▶ **Written request**: Report every line below that holds the word "chart".

Code that draws figures:

^^^^

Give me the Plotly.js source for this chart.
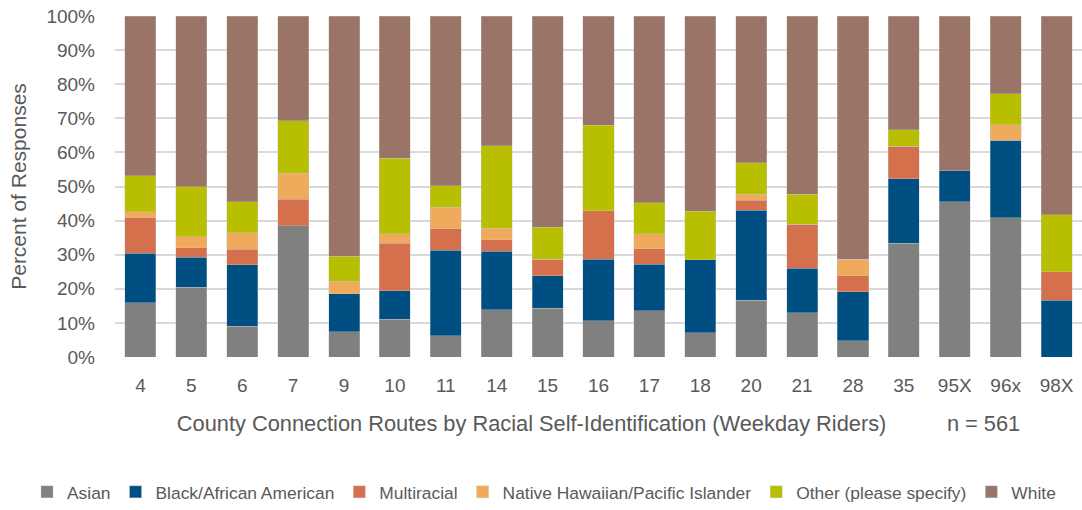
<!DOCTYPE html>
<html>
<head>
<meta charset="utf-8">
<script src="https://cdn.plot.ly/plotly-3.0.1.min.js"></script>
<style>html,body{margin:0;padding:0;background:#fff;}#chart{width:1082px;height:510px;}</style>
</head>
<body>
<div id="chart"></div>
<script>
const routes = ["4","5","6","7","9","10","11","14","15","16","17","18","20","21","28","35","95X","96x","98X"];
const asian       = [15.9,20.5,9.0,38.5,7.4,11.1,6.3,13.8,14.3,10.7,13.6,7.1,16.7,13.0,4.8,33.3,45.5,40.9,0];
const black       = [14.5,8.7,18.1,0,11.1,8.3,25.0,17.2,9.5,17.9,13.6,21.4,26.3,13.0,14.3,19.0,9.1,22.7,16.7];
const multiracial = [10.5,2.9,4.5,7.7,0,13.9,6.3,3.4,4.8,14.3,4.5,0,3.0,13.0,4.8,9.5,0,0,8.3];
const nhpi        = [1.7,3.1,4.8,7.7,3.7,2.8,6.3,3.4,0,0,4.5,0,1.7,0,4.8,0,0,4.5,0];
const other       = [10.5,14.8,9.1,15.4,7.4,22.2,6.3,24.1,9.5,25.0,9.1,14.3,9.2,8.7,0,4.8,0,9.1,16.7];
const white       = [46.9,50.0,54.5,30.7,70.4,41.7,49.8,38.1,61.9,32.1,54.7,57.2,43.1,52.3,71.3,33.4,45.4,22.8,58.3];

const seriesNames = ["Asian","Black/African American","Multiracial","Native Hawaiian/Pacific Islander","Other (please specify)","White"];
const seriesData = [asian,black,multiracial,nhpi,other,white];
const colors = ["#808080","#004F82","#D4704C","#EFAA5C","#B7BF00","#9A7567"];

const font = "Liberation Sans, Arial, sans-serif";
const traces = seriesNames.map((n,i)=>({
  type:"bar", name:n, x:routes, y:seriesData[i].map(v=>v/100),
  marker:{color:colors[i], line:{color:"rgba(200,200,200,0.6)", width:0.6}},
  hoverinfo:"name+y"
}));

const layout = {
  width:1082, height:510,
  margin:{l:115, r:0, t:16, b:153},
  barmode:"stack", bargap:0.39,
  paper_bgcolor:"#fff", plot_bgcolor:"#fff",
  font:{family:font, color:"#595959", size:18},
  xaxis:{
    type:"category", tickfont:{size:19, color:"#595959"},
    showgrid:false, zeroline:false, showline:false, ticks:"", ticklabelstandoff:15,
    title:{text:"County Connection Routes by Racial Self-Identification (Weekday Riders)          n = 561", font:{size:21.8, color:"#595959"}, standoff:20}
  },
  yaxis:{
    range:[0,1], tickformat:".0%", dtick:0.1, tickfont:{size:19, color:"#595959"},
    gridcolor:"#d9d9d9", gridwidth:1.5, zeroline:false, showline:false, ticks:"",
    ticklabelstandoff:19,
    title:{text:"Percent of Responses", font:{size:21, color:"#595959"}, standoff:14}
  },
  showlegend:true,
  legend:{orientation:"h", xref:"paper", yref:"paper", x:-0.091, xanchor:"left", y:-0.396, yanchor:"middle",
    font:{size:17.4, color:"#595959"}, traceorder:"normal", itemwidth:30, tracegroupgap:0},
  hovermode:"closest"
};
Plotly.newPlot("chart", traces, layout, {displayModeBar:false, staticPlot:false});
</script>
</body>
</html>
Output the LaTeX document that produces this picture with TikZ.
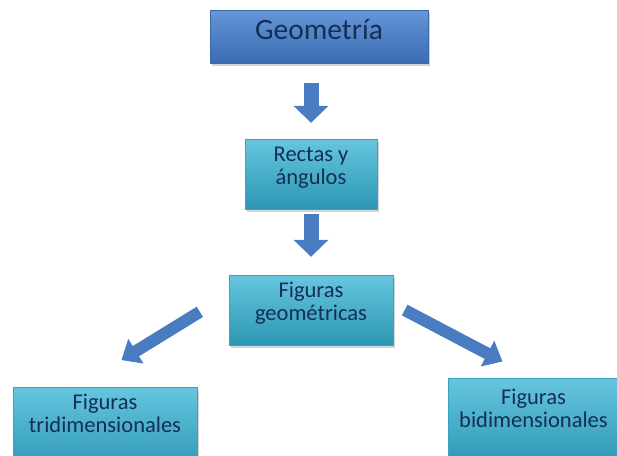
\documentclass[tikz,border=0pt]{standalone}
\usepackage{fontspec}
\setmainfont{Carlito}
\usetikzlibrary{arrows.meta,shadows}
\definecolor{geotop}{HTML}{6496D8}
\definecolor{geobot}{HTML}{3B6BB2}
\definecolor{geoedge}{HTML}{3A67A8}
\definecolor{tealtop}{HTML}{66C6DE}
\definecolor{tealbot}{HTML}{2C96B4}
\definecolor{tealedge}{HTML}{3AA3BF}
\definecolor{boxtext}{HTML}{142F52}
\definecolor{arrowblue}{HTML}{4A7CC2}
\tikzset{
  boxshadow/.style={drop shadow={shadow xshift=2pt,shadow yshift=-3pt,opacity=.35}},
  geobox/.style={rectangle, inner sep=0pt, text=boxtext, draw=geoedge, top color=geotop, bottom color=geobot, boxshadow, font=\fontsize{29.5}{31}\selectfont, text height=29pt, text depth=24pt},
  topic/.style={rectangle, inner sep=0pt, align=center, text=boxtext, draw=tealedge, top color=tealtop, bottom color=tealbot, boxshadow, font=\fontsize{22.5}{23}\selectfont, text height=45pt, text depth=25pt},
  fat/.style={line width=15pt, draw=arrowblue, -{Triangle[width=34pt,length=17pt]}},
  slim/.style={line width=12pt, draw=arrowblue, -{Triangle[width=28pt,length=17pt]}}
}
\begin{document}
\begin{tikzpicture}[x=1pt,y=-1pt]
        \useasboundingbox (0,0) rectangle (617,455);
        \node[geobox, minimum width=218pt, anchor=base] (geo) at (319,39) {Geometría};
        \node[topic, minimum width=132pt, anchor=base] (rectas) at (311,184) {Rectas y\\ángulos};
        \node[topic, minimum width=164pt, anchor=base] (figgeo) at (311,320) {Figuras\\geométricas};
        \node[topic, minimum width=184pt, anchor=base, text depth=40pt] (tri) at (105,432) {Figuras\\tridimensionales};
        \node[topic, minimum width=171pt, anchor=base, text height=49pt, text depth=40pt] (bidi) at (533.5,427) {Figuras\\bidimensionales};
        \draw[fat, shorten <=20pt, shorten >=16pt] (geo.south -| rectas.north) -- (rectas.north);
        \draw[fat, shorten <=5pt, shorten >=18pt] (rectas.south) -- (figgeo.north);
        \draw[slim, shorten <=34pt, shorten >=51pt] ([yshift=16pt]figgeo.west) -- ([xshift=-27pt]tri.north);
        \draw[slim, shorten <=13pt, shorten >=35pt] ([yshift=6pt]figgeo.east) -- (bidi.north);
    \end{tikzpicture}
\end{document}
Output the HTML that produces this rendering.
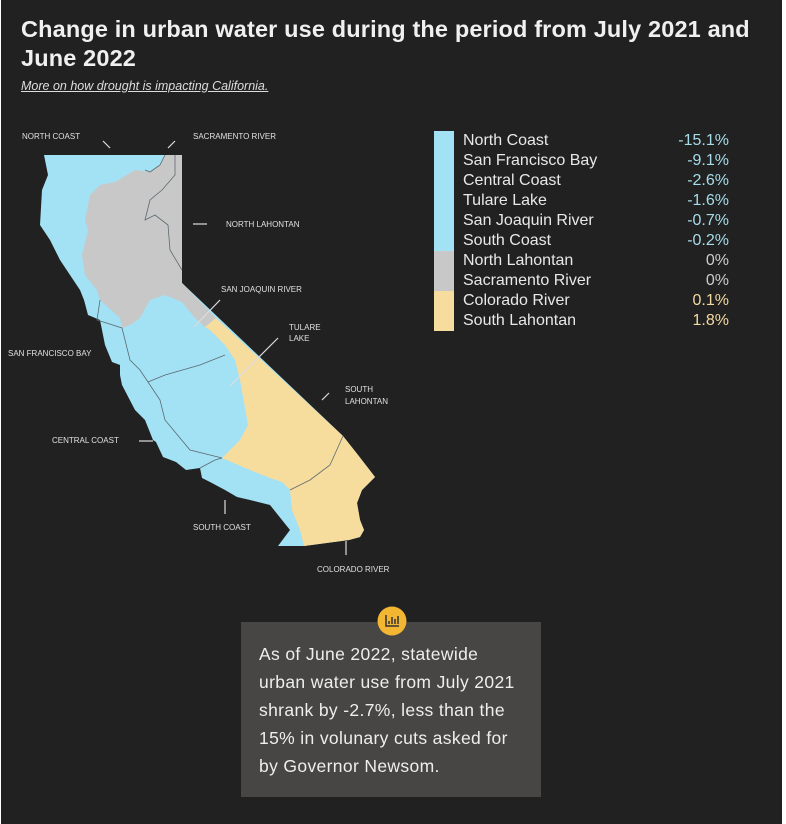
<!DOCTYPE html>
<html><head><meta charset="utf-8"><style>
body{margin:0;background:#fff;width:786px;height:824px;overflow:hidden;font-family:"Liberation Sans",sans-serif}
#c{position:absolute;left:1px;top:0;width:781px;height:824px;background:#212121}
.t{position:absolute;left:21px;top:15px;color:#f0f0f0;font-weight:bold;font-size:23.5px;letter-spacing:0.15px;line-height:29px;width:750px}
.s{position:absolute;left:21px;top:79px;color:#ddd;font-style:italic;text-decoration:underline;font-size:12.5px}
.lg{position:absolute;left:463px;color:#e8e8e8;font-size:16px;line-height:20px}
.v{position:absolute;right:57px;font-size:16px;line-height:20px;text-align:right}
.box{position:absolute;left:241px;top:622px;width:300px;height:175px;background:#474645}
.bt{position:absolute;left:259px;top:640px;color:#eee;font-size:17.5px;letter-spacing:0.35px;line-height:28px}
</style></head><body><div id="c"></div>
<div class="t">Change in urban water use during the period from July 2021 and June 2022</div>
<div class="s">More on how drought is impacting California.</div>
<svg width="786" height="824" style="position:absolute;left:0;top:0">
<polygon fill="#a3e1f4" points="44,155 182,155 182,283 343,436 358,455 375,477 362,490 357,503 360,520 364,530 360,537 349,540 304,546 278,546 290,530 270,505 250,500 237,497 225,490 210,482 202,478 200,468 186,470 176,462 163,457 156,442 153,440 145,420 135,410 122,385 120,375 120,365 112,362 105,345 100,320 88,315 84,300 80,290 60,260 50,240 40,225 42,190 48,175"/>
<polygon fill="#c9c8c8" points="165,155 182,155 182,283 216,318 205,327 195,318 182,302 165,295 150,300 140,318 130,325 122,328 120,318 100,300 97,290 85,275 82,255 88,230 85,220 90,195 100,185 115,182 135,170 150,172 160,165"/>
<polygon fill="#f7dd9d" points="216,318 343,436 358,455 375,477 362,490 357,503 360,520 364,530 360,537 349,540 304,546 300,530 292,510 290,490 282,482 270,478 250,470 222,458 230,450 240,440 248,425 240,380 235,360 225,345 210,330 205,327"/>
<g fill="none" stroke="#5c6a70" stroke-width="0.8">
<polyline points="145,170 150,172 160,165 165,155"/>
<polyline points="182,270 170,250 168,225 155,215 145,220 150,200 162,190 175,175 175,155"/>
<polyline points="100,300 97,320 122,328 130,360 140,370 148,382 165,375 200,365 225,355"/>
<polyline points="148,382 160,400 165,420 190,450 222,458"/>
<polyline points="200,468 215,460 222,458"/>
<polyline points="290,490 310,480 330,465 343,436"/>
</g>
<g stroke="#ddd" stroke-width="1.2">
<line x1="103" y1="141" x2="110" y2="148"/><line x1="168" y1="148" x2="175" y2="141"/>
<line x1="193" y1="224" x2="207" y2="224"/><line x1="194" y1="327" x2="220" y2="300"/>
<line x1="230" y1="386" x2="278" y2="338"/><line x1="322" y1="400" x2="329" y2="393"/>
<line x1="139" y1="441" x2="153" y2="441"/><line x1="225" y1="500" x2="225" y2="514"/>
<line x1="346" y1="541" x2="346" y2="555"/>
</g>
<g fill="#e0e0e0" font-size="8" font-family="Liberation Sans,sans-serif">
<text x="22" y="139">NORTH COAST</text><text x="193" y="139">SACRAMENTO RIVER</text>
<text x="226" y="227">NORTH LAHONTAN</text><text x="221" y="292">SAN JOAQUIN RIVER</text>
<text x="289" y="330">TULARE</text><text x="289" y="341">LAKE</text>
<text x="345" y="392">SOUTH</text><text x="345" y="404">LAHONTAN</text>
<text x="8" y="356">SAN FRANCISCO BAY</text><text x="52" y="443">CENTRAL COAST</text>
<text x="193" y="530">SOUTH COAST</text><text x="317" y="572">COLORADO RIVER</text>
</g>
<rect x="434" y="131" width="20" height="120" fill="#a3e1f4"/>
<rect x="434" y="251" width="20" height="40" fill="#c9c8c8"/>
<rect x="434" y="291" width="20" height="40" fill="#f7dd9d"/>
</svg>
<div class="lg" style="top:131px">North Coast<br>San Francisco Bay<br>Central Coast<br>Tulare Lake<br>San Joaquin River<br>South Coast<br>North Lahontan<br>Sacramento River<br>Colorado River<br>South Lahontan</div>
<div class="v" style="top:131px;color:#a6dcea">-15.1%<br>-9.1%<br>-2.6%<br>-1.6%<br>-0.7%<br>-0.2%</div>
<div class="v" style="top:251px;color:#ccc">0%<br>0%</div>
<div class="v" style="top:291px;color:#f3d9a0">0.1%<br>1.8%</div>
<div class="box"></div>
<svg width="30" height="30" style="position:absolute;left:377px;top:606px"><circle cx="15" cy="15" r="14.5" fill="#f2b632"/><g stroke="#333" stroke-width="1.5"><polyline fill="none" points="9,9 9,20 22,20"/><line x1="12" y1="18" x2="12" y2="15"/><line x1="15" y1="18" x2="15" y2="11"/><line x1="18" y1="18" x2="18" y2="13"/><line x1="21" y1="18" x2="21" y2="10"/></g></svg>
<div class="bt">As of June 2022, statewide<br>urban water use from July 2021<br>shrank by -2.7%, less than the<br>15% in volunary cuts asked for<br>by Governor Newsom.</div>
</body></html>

^^^^

▶ **Response**:
Give me the Plotly.js source for this chart.
<style>html,body{margin:0;padding:0;background:#fff;}#chart{width:1082px;height:510px;}</style>
<div id="chart"></div>
Plotly.newPlot("chart", traces, layout, {displayModeBar:false, staticPlot:false});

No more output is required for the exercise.